Non seulement EDF a soigneusement gardé le secret, mais les autorités russes également. La ville sibérienne de Seversk était il n'y a pas très longtemps une cité satellite de Tomsk (elle s'appelait Tomsk 7), ne figurait sur aucune carte officielle durant la période soviétique et, aujourd'hui encore, elle est interdite aux journalistes.
C'est là qu'une société russe spécialisée dans le nucléaire achète et dépose les produits radioactifs vendus par EDF, dans le but de les valoriser ultérieurement. Ils se trouvent à l'air libre, dans des fûts. En principe ils ne sont pas très dangereux car il s'agirait essentiellement d'uranium appauvri destiné à subir un traitement d'enrichissement. Toutefois, en cas d'accident et d'une dispersion, en cours de transport notamment (il y a 8 000 kilomètres entre la France et Seversk !), ces déchets pourraient se montrer très nocifs.

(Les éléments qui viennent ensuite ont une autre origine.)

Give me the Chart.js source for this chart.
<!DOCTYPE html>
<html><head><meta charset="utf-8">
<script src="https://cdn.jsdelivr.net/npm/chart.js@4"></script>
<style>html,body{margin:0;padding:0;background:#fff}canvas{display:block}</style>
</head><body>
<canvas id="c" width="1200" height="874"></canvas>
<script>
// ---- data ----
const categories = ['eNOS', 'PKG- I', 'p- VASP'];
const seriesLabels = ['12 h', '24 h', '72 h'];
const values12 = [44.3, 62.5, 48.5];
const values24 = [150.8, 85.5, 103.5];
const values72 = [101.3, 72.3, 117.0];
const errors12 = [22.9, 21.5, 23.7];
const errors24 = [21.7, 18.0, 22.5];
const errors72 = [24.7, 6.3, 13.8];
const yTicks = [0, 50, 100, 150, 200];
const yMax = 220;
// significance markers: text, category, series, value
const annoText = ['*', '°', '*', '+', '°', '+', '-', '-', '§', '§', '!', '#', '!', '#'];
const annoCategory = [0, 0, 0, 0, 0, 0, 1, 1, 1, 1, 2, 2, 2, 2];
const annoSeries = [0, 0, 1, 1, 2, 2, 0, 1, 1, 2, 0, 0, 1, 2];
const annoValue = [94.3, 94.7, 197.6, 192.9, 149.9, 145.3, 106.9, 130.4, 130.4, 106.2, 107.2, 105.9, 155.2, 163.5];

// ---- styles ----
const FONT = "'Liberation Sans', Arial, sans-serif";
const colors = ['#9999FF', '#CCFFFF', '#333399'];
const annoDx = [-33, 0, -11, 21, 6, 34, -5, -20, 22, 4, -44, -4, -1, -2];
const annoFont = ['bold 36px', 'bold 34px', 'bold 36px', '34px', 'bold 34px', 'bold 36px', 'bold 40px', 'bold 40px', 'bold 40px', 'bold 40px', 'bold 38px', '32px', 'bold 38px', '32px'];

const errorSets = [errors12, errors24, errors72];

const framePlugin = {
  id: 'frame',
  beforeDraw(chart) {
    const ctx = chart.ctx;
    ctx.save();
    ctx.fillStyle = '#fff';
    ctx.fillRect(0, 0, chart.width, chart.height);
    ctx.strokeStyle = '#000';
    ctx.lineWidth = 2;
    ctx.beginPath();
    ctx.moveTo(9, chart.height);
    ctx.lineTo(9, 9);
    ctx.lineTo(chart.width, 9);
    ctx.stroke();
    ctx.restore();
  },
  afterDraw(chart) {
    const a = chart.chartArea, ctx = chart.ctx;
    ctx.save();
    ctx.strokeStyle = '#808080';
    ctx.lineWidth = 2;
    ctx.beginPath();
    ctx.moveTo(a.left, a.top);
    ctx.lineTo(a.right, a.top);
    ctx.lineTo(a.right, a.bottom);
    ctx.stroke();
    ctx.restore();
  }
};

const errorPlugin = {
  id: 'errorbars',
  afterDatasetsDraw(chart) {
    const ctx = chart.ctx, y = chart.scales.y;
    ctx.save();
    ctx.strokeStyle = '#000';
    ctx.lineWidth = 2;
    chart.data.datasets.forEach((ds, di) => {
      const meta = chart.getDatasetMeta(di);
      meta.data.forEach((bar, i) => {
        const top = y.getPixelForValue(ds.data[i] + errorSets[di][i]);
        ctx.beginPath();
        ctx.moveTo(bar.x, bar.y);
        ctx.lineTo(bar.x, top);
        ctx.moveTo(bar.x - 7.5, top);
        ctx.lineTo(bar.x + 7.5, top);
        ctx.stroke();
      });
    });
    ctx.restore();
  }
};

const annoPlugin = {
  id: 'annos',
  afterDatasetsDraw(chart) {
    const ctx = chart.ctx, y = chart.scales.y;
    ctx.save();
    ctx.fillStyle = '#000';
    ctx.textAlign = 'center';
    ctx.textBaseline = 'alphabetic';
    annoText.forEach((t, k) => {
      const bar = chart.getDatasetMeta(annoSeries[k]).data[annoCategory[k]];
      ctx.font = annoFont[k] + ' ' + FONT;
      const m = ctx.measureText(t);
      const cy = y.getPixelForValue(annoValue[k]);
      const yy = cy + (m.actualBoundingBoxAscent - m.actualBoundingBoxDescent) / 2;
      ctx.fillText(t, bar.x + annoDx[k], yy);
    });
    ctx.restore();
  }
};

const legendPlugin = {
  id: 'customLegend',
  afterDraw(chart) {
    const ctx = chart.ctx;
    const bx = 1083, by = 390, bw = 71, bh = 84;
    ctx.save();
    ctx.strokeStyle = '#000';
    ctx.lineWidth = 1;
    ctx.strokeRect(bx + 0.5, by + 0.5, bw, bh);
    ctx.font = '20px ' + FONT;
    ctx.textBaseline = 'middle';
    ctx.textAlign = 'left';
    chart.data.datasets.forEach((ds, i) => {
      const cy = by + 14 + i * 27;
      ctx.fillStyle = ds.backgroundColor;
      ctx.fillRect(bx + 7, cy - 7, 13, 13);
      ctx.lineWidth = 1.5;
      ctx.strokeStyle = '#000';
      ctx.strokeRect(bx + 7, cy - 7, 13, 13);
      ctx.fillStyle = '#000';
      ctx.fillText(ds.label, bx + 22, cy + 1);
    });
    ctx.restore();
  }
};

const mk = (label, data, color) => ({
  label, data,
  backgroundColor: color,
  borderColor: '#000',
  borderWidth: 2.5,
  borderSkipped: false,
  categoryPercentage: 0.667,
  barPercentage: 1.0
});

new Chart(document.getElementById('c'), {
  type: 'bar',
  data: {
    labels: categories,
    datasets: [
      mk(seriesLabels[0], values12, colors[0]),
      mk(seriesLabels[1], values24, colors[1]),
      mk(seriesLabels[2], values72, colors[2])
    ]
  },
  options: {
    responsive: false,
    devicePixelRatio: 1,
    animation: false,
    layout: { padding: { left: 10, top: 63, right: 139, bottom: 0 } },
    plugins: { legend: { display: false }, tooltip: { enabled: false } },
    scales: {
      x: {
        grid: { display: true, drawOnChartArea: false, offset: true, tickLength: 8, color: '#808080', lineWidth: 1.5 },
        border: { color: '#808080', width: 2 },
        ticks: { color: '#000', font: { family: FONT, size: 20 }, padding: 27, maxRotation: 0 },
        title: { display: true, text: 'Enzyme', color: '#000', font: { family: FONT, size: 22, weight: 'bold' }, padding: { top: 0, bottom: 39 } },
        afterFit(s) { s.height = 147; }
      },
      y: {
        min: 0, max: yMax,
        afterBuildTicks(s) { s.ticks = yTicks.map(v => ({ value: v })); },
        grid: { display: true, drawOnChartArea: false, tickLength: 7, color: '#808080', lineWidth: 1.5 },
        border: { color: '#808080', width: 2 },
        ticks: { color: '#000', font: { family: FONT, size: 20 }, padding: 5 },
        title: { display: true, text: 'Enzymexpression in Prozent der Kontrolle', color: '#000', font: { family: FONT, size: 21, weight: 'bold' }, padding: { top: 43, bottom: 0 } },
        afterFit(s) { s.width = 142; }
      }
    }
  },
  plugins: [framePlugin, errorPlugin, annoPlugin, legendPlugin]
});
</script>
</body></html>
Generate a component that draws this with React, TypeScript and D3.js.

EDF a « résolu » à sa façon le problème en refusant de parler de « déchets radioactifs » mais « d'uranium de retraitement » ou encore « d'uranium recyclable » et en ne craignant pas d'affirmer « qu'aucun déchet nucléaire n'est transporté en Russie ». C'est manifestement jouer sur les mots ! Et EDF d'ajouter que ces « matières ne sont plus la propriété d'EDF mais de l'industriel russe » utilisant une argumentation analogue à celle de Total rejetant sur l'armateur la responsabilité du naufrage de l'Erika.
Lorsque le parc nucléaire s'est constitué, en France, cela s'est fait de façon tout à fait opaque, à la fois pour des raisons de secret militaire puisque touchant à la fabrication de bombes atomiques, et pour ne pas effrayer et provoquer un rejet de la part des populations. Aujourd'hui, bien qu'EDF et Areva se prétendent transparentes, c'est très loin d'être le cas. Cette affaire de déchets transportés en Sibérie, à raison d'une centaine de tonnes par an, durant semble-t-il une quinzaine d'années, sans que personne ne le sache, en témoigne.
Mais bien d'autres choses sont douteuses ou scandaleuses, concernant les rejets radioactifs, les doses que reçoivent le personnel qui s'occupe de l'entretien et du chargement des centrales nucléaires, des mineurs de l'uranium dans des pays étrangers, etc.
La secrétaire d'État à l'Écologie, Chantal Jouanno, se dit « favorable à ce qu'EDF fasse une enquête interne » sur ce sujet. Le problème c'est qu'avec EDF - et Areva - les enquêtes « internes » ne donnent rien, la preuve étant que c'est justement une enquête « externe » de la part de journalistes qui a révélé le pot aux roses.